In Alberta (Information and Privacy Commissioner) v. University of Calgary, the Supreme Court of Canada rejected an attempt by the Privacy Commissioner of Alberta to view documents over which the University was claiming solicitor–client privilege. Responding to a freedom of information request by a former employee, the University of Calgary refused to produce certain records on the grounds that they were privileged. The Alberta Privacy Commissioner invoked s. 56(3) of the Alberta Freedom of Information and Protection of Privacy Act (FOIPP) to demand production of the records despite “any privilege of the law of evidence” in order to assess the validity of the privilege claim.
The Supreme Court was asked to rule on whether the language of s. 56(3) was sufficient to abrogate solicitor-client privilege. In a news release when leave was granted, the Alberta Privacy Commissioner cast the issue as one of access and transparency of public institutions, and argued that their ability to test a claim of privilege was fundamental to effective oversight:
This case has significant implications for upholding the access rights of Albertans.
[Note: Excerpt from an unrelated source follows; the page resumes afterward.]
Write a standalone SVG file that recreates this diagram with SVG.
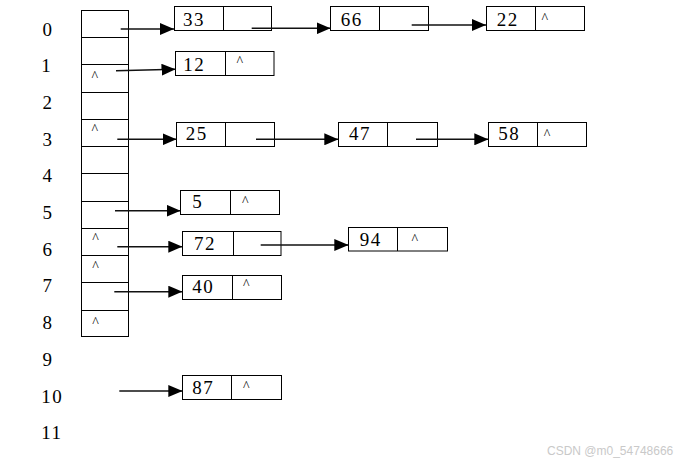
<svg xmlns="http://www.w3.org/2000/svg" width="689" height="464" viewBox="0 0 689 464">
<style>
.bx{fill:none;stroke:#000;stroke-width:1}
.num{font-family:"Liberation Serif","Times New Roman",serif;font-size:19px;letter-spacing:1.5px;fill:#000}
.lbl{font-family:"Liberation Serif","Times New Roman",serif;font-size:19px;letter-spacing:1.5px;fill:#000}
.nil{font-family:"Liberation Serif","Times New Roman",serif;font-size:14px;fill:#000}
.ar{stroke:#111;stroke-width:1.4;fill:none;marker-end:url(#ah)}
.wm{font-family:"Liberation Sans",Arial,sans-serif;font-size:12px;fill:#c9c9c9}
</style>
<defs>
<marker id="ah" markerUnits="userSpaceOnUse" markerWidth="14" markerHeight="12" refX="14" refY="6" orient="auto">
<path d="M0,0 L14,6 L0,12 z" fill="#000"/>
</marker>
</defs>
<rect width="689" height="464" fill="#fff"/>

<g id="labels">
<text class="lbl" x="42.5" y="35.5">0</text>
<text class="lbl" x="41.3" y="72.2">1</text>
<text class="lbl" x="42.5" y="108.9">2</text>
<text class="lbl" x="42.5" y="145.6">3</text>
<text class="lbl" x="42.5" y="182.3">4</text>
<text class="lbl" x="42.5" y="219">5</text>
<text class="lbl" x="42.5" y="255.7">6</text>
<text class="lbl" x="42.5" y="292.4">7</text>
<text class="lbl" x="42.5" y="329.1">8</text>
<text class="lbl" x="42.5" y="365.8">9</text>
<text class="lbl" x="41.3" y="402.5">10</text>
<text class="lbl" x="41.3" y="439.2">11</text>
</g>

<g id="table">
<rect class="bx" x="81.5" y="10.5" width="47" height="326"/>
<path class="bx" d="M81.5 37.5H128.5M81.5 64.5H128.5M81.5 92.5H128.5M81.5 119.5H128.5M81.5 146.5H128.5M81.5 173.5H128.5M81.5 201.5H128.5M81.5 228.5H128.5M81.5 255.5H128.5M81.5 282.5H128.5M81.5 310.5H128.5"/>
<text class="nil" x="91.4" y="81">^</text>
<text class="nil" x="91.4" y="134.3">^</text>
<text class="nil" x="92.2" y="243.3">^</text>
<text class="nil" x="92.2" y="271">^</text>
<text class="nil" x="92.2" y="327.3">^</text>
</g>

<g id="n33"><rect class="bx" x="174.5" y="6.5" width="97" height="24"/><path class="bx" d="M223.5 6.5V30.5"/><text class="num" x="183" y="26">33</text></g>
<g id="n66"><rect class="bx" x="330.5" y="6.5" width="98" height="24"/><path class="bx" d="M379.5 6.5V30.5"/><text class="num" x="340.7" y="26">66</text></g>
<g id="n22"><rect class="bx" x="486.5" y="6.5" width="98" height="24"/><path class="bx" d="M535.5 6.5V30.5"/><text class="num" x="496.7" y="26">22</text><text class="nil" x="541.4" y="22.6">^</text></g>
<g id="n12"><rect class="bx" x="175.5" y="51.5" width="98.5" height="24"/><path class="bx" d="M225.5 51.5V75.5"/><text class="num" x="183.3" y="71">12</text><text class="nil" x="236.4" y="66.3">^</text></g>
<g id="n25"><rect class="bx" x="176.5" y="122.5" width="98" height="24"/><path class="bx" d="M225.5 122.5V146.5"/><text class="num" x="185.7" y="140">25</text></g>
<g id="n47"><rect class="bx" x="338.5" y="122.5" width="99" height="24"/><path class="bx" d="M387.5 122.5V146.5"/><text class="num" x="349" y="140">47</text></g>
<g id="n58"><rect class="bx" x="488.5" y="122.5" width="98" height="24"/><path class="bx" d="M537.5 122.5V146.5"/><text class="num" x="498.3" y="140">58</text><text class="nil" x="543.7" y="139.3">^</text></g>
<g id="n5"><rect class="bx" x="180.5" y="190.5" width="99" height="24"/><path class="bx" d="M230.5 190.5V214.5"/><text class="num" x="192.3" y="208">5</text><text class="nil" x="242" y="206">^</text></g>
<g id="n72"><rect class="bx" x="182.5" y="231.5" width="98.5" height="24"/><path class="bx" d="M233.5 231.5V255.5"/><text class="num" x="194" y="249.5">72</text></g>
<g id="n94"><rect class="bx" x="348.5" y="227.5" width="99" height="23.5"/><path class="bx" d="M397.5 227.5V251"/><text class="num" x="359.7" y="246">94</text><text class="nil" x="411.4" y="244.3">^</text></g>
<g id="n40"><rect class="bx" x="182.5" y="275.5" width="99" height="24"/><path class="bx" d="M232.5 275.5V299.5"/><text class="num" x="192.3" y="292.5">40</text><text class="nil" x="243" y="289.3">^</text></g>
<g id="n87"><rect class="bx" x="182.5" y="375.5" width="99" height="24"/><path class="bx" d="M231.5 375.5V399.5"/><text class="num" x="192.3" y="393.5">87</text><text class="nil" x="243" y="391">^</text></g>

<g id="connectors">
<line class="ar" x1="120.7" y1="29" x2="174" y2="29"/>
<line class="ar" x1="251.7" y1="28.3" x2="330.5" y2="28.3"/>
<line class="ar" x1="411.7" y1="25" x2="486" y2="25"/>
<line class="ar" x1="116" y1="70.7" x2="175.5" y2="69.3"/>
<line class="ar" x1="117.3" y1="139.3" x2="176.5" y2="139.3"/>
<line class="ar" x1="256" y1="139.3" x2="338.3" y2="139.3"/>
<line class="ar" x1="416" y1="139.3" x2="488.3" y2="139.3"/>
<line class="ar" x1="115" y1="210.7" x2="180.5" y2="210.7"/>
<line class="ar" x1="117.3" y1="246.7" x2="182.3" y2="246.7"/>
<line class="ar" x1="260.7" y1="245" x2="348.3" y2="245"/>
<line class="ar" x1="114.3" y1="291.7" x2="182.3" y2="291.7"/>
<line class="ar" x1="119.3" y1="391" x2="182.3" y2="391"/>
</g>

<text class="wm" x="547" y="455">CSDN @m0_54748666</text>
</svg>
Specifically, it impacts the Commissioner’s ability to provide effective oversight when reviewing decisions made by government ministries, post-secondary institutions, school boards and municipalities, among others, in response to access to information requests.
The SCC reaffirmed that solicitor-client privilege is fundamental to the proper functioning of the Canadian legal system, and concluded that for any legislation to abrogate that right would require clear and explicit language. They held that “solicitor-client privilege cannot be set aside by inference but only by legislative language that is clear, explicit and unequivocal. In the present case, the provision at issue does not meet this standard and therefore fails to evince clear and unambiguous legislative intent to set aside solicitor-client privilege. It is well established that solicitor-client privilege is no longer merely a privilege of the law of evidence, having evolved into a substantive protection."
This case has been followed closely by Privacy Commissioners, Law Societies and legal associations (there were 17 such interveners). The outcome is an affirmation of the importance of the protection of solicitor–client privilege and sends a strong message to legislators about what it will take to set aside that protection. It will be interesting to see whether any legislation is amended in response, or whether governments will quietly rejoice in their strengthened privilege rights when facing freedom of information requests.
Earlier this week, the Federal Court of Canada issued its ruling that Canada’s domestic spy agency, CSIS, is only permitted to retain information “to the extent that it is strictly necessary”. The Court criticized CSIS for illegally retaining information and data that should have been destroyed because it was unrelated to threats to the security of Canada.
Typically organizations fear destroying data, adopting a ‘keep everything’ approach in case the information might be useful at some point in the future. The Court stated, however, that the future use argument does not apply to “[n]on-target and non-threat information collected due to a coincidence of time and events”.
This decision is just one more example of why organizations should not retain information longer than necessary. Courts endorse defensible destruction, and good information governance includes defensible disposition policies.
The New York County Supreme Court recently held in Perenboom v. Marvel that use of a corporate e-mail server by an employee may constitute a waiver of privilege. In that case, the corporate user policies prohibited personal and objectionable use of its e-mail server; and the Court held that acceptance of these policies constituted waiver. The Court considered various types of privilege claims and found that only spousal privilege may apply because the employee’s spouse was not aware of the corporate policies.
Contrast the Perenboom decision to the recent finding by the Ontario Superior Court of Justice in Narusis v. Bullion Management Group. In a similar (albeit not identical) situation, the Court clearly distinguished between an employee’s general right to privacy and the protection of privileged communications sent via an employer’s e-mail server. The Ontario Court highlighted that privilege is distinct from privacy and thus afforded a different protection in accordance with the principles of the administration of justice.
While the Perenboom decision may survive an appeal in the US, we don’t think this line of reasoning would hold water in Canada. In fact, the Court in Narusis underscored the difference between the law of privilege in Canada and the US; the Court stated that in the US “privilege [is] a rule of evidence” and “is not without conditions”, whereas in Canada it is a “fundamental principle that our law recognizes”.
Both cases demonstrate that as e-mail and other corporate communication tools become more pervasive, it is important to understand the complexities associated with their use, and craft policies accordingly. Even with such policies in place, while employees may relinquish some, if not all of their privacy rights by accepting them, privilege will continue to be “as close to absolute as possible” – at least in Canada.